Exercise details | Quote the listing in full, exactly as given, minus any pictures.

Begin Material provided

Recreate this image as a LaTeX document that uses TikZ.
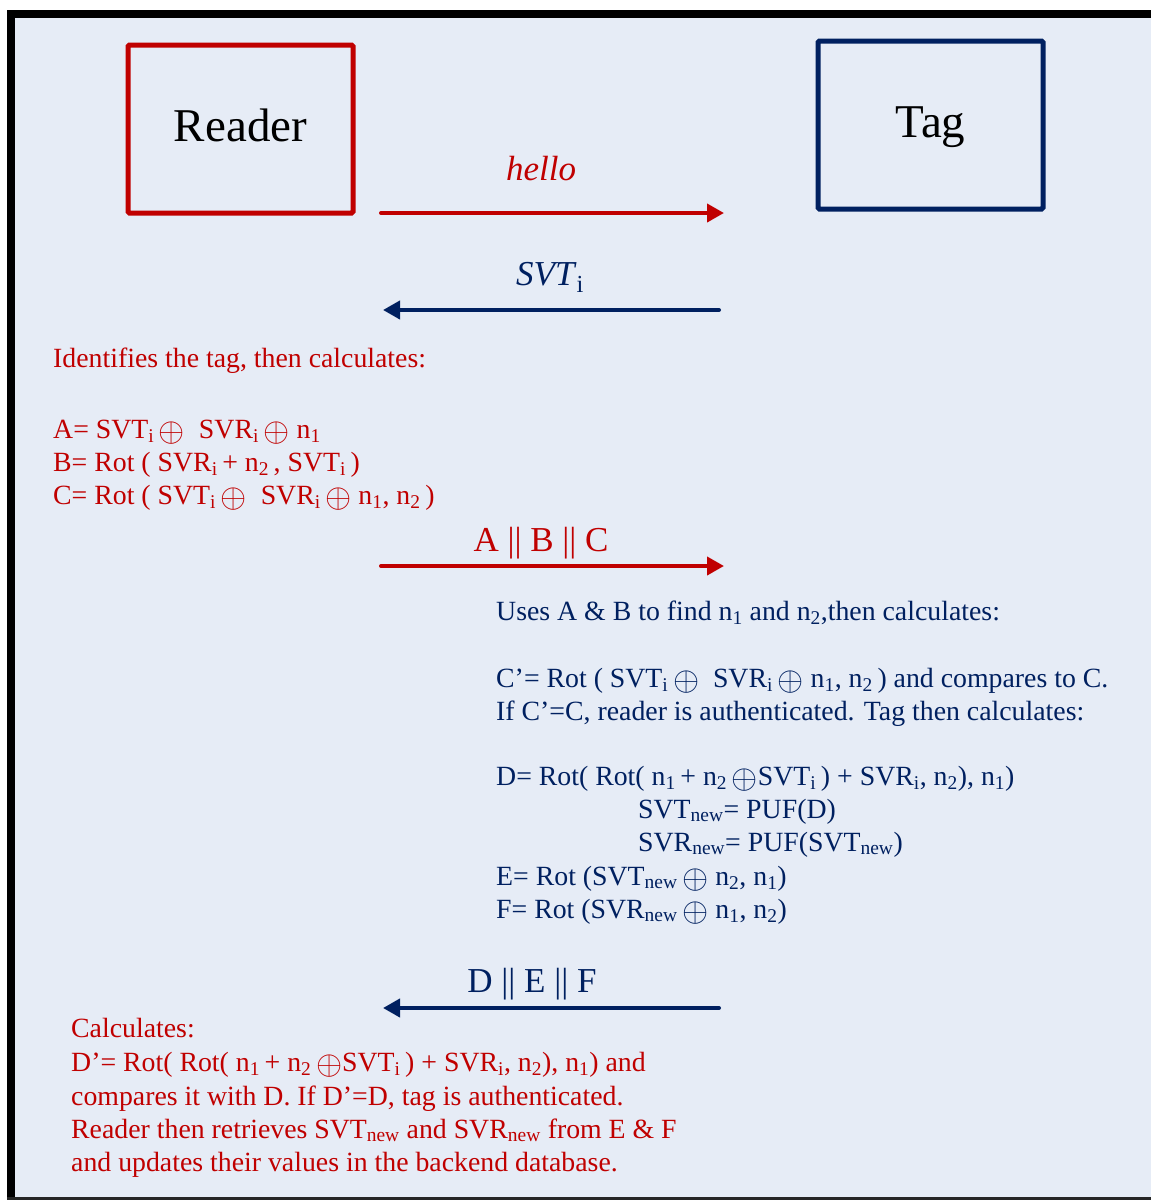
\documentclass[tikz,border=0pt]{standalone}
\usepackage{fontspec}
\usepackage{graphicx}
\setmainfont{Liberation Serif}
\usetikzlibrary{arrows.meta}
\definecolor{rred}{HTML}{C00000}
\definecolor{tnavy}{HTML}{002060}
\definecolor{bgblue}{HTML}{E6ECF6}
\newcommand{\sbs}[1]{\textsubscript{#1}}
\newcommand{\xo}{\raisebox{-0.12em}{\scalebox{1.35}{$\oplus$}}}
\tikzset{
  actor/.style={draw, line width=5pt, rounded corners=1.5pt, minimum width=225pt, minimum height=168pt, inner sep=0pt, text height=24pt, text depth=0pt, font=\fontsize{47}{50}\selectfont, text=black},
  msg/.style={line width=4pt, line cap=round, -{Triangle[length=17pt,width=18pt]}},
  lbl/.style={anchor=base, inner sep=0pt, font=\fontsize{35}{38}\selectfont},
  txt/.style={anchor=base west, inner sep=0pt, font=\fontsize{27.8}{33}\selectfont}
}
\begin{document}
\begin{tikzpicture}[x=1pt,y=-1pt]
\useasboundingbox (0,0) rectangle (1151,1200);
% frame
\fill[bgblue] (7,10) rectangle (1151,1200);
\draw[line width=8pt] (1151,14) -- (11,14) -- (11,1200);
\draw[line width=3pt, black!85] (7,1198.5) -- (1151,1198.5);
% actors
\node[actor, draw=rred] (reader) at (240.5,129) {Reader};
\node[actor, draw=tnavy] (tag) at (930.5,125) {Tag};
% message end points
\coordinate (m1a) at (381,213); \coordinate (m1b) at (724,213);
\coordinate (m2a) at (719,310); \coordinate (m2b) at (383,310);
\coordinate (m3a) at (381,566); \coordinate (m3b) at (724,566);
\coordinate (m4a) at (719,1008); \coordinate (m4b) at (383,1008);
\draw[msg, rred] (m1a) -- (m1b);
\draw[msg, tnavy] (m2a) -- (m2b);
\draw[msg, rred] (m3a) -- (m3b);
\draw[msg, tnavy] (m4a) -- (m4b);
% labels
\node[lbl, text=rred] (lhello) at (541,180) {\itshape hello};
\node[lbl, text=tnavy] (lsvt) at (550,285) {\itshape SVT\textup{\sbs{i}}};
\node[lbl, text=rred] (labc) at (541,551) {A || B || C};
\node[lbl, text=tnavy] (ldef) at (532,992) {D || E || F};
% reader calculations
\begin{scope}[every node/.style={txt, text=rred}]
\node (r1) at (53,367) {Identifies the tag, then calculates:};
\node (r2) at (53,438) {A= SVT\sbs{i}\,\xo\ \ SVR\sbs{i}\,\xo\ n\sbs{1}};
\node (r3) at (53,471) {B= Rot ( SVR\sbs{i}\,+ n\sbs{2}\,, SVT\sbs{i}\,)};
\node (r4) at (53,504) {C= Rot ( SVT\sbs{i}\,\xo\ \ SVR\sbs{i}\,\xo\ n\sbs{1}, n\sbs{2}\,)};
\end{scope}
% tag calculations
\begin{scope}[every node/.style={txt, text=tnavy}]
\node (t1) at (496,620) {Uses A \& B to find n\sbs{1} and n\sbs{2},then calculates:};
\node (t2) at (496,687) {C’= Rot ( SVT\sbs{i}\,\xo\ \ SVR\sbs{i}\,\xo\ n\sbs{1}, n\sbs{2}\,) and compares to C.};
\node (t3) at (496,720) {If C’=C, reader is authenticated. Tag then calculates:};
\node (t4) at (496,785) {D= Rot( Rot( n\sbs{1}\,+ n\sbs{2}\,\xo SVT\sbs{i}\,) + SVR\sbs{i}, n\sbs{2}), n\sbs{1})};
\node (t5) at (638,818) {SVT\sbs{new}= PUF(D)};
\node (t6) at (638,851) {SVR\sbs{new}= PUF(SVT\sbs{new})};
\node (t7) at (496,885) {E= Rot (SVT\sbs{new}\,\xo\ n\sbs{2}, n\sbs{1})};
\node (t8) at (496,918) {F= Rot (SVR\sbs{new}\,\xo\ n\sbs{1}, n\sbs{2})};
\end{scope}
% reader final
\begin{scope}[every node/.style={txt, text=rred}]
\node (b1) at (71,1037) {Calculates:};
\node (b2) at (71,1071) {D’= Rot( Rot( n\sbs{1}\,+ n\sbs{2}\,\xo SVT\sbs{i}\,) + SVR\sbs{i}, n\sbs{2}), n\sbs{1}) and};
\node (b3) at (71,1105) {compares it with D. If D’=D, tag is authenticated.};
\node (b4) at (71,1138) {Reader then retrieves SVT\sbs{new} and SVR\sbs{new} from E \& F};
\node (b5) at (71,1171) {and updates their values in the backend database.};
\end{scope}
\end{tikzpicture}
\end{document}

End Material provided

Response to the task |
Recreate this image as a LaTeX document that uses TikZ.
\documentclass[tikz,border=0pt]{standalone}
\usepackage{fontspec}
\usepackage{graphicx}
\setmainfont{Liberation Serif}
\usetikzlibrary{arrows.meta}
\definecolor{rred}{HTML}{C00000}
\definecolor{tnavy}{HTML}{002060}
\definecolor{bgblue}{HTML}{E6ECF6}
\newcommand{\sbs}[1]{\textsubscript{#1}}
\newcommand{\xo}{\raisebox{-0.12em}{\scalebox{1.35}{$\oplus$}}}
\tikzset{
  actor/.style={draw, line width=5pt, rounded corners=1.5pt, minimum width=225pt, minimum height=168pt, inner sep=0pt, text height=24pt, text depth=0pt, font=\fontsize{47}{50}\selectfont, text=black},
  msg/.style={line width=4pt, line cap=round, -{Triangle[length=17pt,width=18pt]}},
  lbl/.style={anchor=base, inner sep=0pt, font=\fontsize{35}{38}\selectfont},
  txt/.style={anchor=base west, inner sep=0pt, font=\fontsize{27.8}{33}\selectfont}
}
\begin{document}
\begin{tikzpicture}[x=1pt,y=-1pt]
\useasboundingbox (0,0) rectangle (1151,1200);
% frame
\fill[bgblue] (7,10) rectangle (1151,1200);
\draw[line width=8pt] (1151,14) -- (11,14) -- (11,1200);
\draw[line width=3pt, black!85] (7,1198.5) -- (1151,1198.5);
% actors
\node[actor, draw=rred] (reader) at (240.5,129) {Reader};
\node[actor, draw=tnavy] (tag) at (930.5,125) {Tag};
% message end points
\coordinate (m1a) at (381,213); \coordinate (m1b) at (724,213);
\coordinate (m2a) at (719,310); \coordinate (m2b) at (383,310);
\coordinate (m3a) at (381,566); \coordinate (m3b) at (724,566);
\coordinate (m4a) at (719,1008); \coordinate (m4b) at (383,1008);
\draw[msg, rred] (m1a) -- (m1b);
\draw[msg, tnavy] (m2a) -- (m2b);
\draw[msg, rred] (m3a) -- (m3b);
\draw[msg, tnavy] (m4a) -- (m4b);
% labels
\node[lbl, text=rred] (lhello) at (541,180) {\itshape hello};
\node[lbl, text=tnavy] (lsvt) at (550,285) {\itshape SVT\textup{\sbs{i}}};
\node[lbl, text=rred] (labc) at (541,551) {A || B || C};
\node[lbl, text=tnavy] (ldef) at (532,992) {D || E || F};
% reader calculations
\begin{scope}[every node/.style={txt, text=rred}]
\node (r1) at (53,367) {Identifies the tag, then calculates:};
\node (r2) at (53,438) {A= SVT\sbs{i}\,\xo\ \ SVR\sbs{i}\,\xo\ n\sbs{1}};
\node (r3) at (53,471) {B= Rot ( SVR\sbs{i}\,+ n\sbs{2}\,, SVT\sbs{i}\,)};
\node (r4) at (53,504) {C= Rot ( SVT\sbs{i}\,\xo\ \ SVR\sbs{i}\,\xo\ n\sbs{1}, n\sbs{2}\,)};
\end{scope}
% tag calculations
\begin{scope}[every node/.style={txt, text=tnavy}]
\node (t1) at (496,620) {Uses A \& B to find n\sbs{1} and n\sbs{2},then calculates:};
\node (t2) at (496,687) {C’= Rot ( SVT\sbs{i}\,\xo\ \ SVR\sbs{i}\,\xo\ n\sbs{1}, n\sbs{2}\,) and compares to C.};
\node (t3) at (496,720) {If C’=C, reader is authenticated. Tag then calculates:};
\node (t4) at (496,785) {D= Rot( Rot( n\sbs{1}\,+ n\sbs{2}\,\xo SVT\sbs{i}\,) + SVR\sbs{i}, n\sbs{2}), n\sbs{1})};
\node (t5) at (638,818) {SVT\sbs{new}= PUF(D)};
\node (t6) at (638,851) {SVR\sbs{new}= PUF(SVT\sbs{new})};
\node (t7) at (496,885) {E= Rot (SVT\sbs{new}\,\xo\ n\sbs{2}, n\sbs{1})};
\node (t8) at (496,918) {F= Rot (SVR\sbs{new}\,\xo\ n\sbs{1}, n\sbs{2})};
\end{scope}
% reader final
\begin{scope}[every node/.style={txt, text=rred}]
\node (b1) at (71,1037) {Calculates:};
\node (b2) at (71,1071) {D’= Rot( Rot( n\sbs{1}\,+ n\sbs{2}\,\xo SVT\sbs{i}\,) + SVR\sbs{i}, n\sbs{2}), n\sbs{1}) and};
\node (b3) at (71,1105) {compares it with D. If D’=D, tag is authenticated.};
\node (b4) at (71,1138) {Reader then retrieves SVT\sbs{new} and SVR\sbs{new} from E \& F};
\node (b5) at (71,1171) {and updates their values in the backend database.};
\end{scope}
\end{tikzpicture}
\end{document}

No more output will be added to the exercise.